Tapi benarkah hal itu?. Tak sedikit orang juga meragukan. Saat Ajang balap di Mandalika digelar, kehadiran Rara dengan membawa peralatan khusus, seperti mangkuk emas untuk meredakan hujan di rea lokasi memang menjadi pusat perhatian, bahkan hingga ke manca negara.
Apalagi aksinya ketika membacakan mantra dan mengangkat alatnya tinggi-tinggi mangkuk emasnya.
Sebenarnya aksi seperti pawang itu memang menjadi sebuah tradisi atau kearifan lokal di beberapa daerah di Indonesia. Bahkan menurut sebuah sumber media aksi itu juga ada tarifnya yang jumlahnya bervariasi.
Mulai dari harga Rp500 ribu untuk 1-4 jam, Rp750 ribu untuk 5-8 jam, dan Rp1 juta untuk satu hari penuh. Artinya masyarakat biasa juga sering memakai jasanya. Tentu bagi mereka yang memeprcayai atau meyakini ritual tersebut ada gunanya. Sebagiannya menganggap aksi tersebut tidak sesuai ajaran agama.

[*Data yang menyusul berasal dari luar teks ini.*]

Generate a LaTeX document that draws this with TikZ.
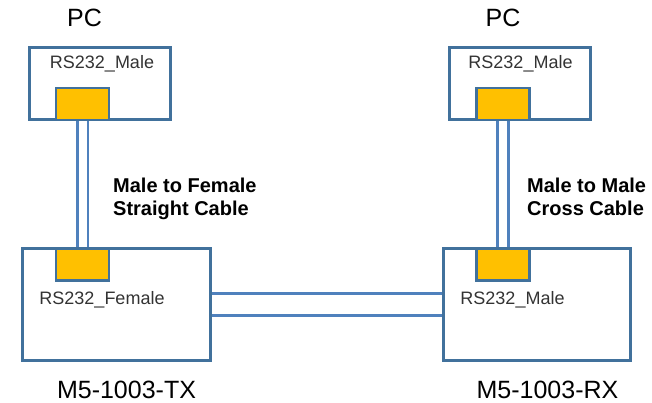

Tapi khusus untuk Mbak Rara ternyata dirinya digaji sebesar Rp5 juta per hari pada acara tersebut. Diketahui, ia dikontrak selama 21 hari kerja sebagai pawang hujan. Jika ditotalkan, maka jumlah bayaran yang diterima oleh Mbak Rara mencapai Rp 105 juta. Wow!
Terlepas dari debat tersebut, pawang hujan adalah sebuah julukan dari masyarakat Indonesia kepada seseorang yang ahli dalam mengendalikan hujan atau cuaca. Biasanya, orang tersebut mengatur cuaca dengan memindahkan awan.
Pawang hujan Kanjeng Raden Tumenggung (KRT) Ilham Triadi Nagoro misalnya mengklaim bisa 'menaklukkan' hujan di sejumlah area khusus di Ibu Kota Negara (IKN) Nusantara. Ia mengendalikan hujan berbekal 5 keris dan 1.000 dupa.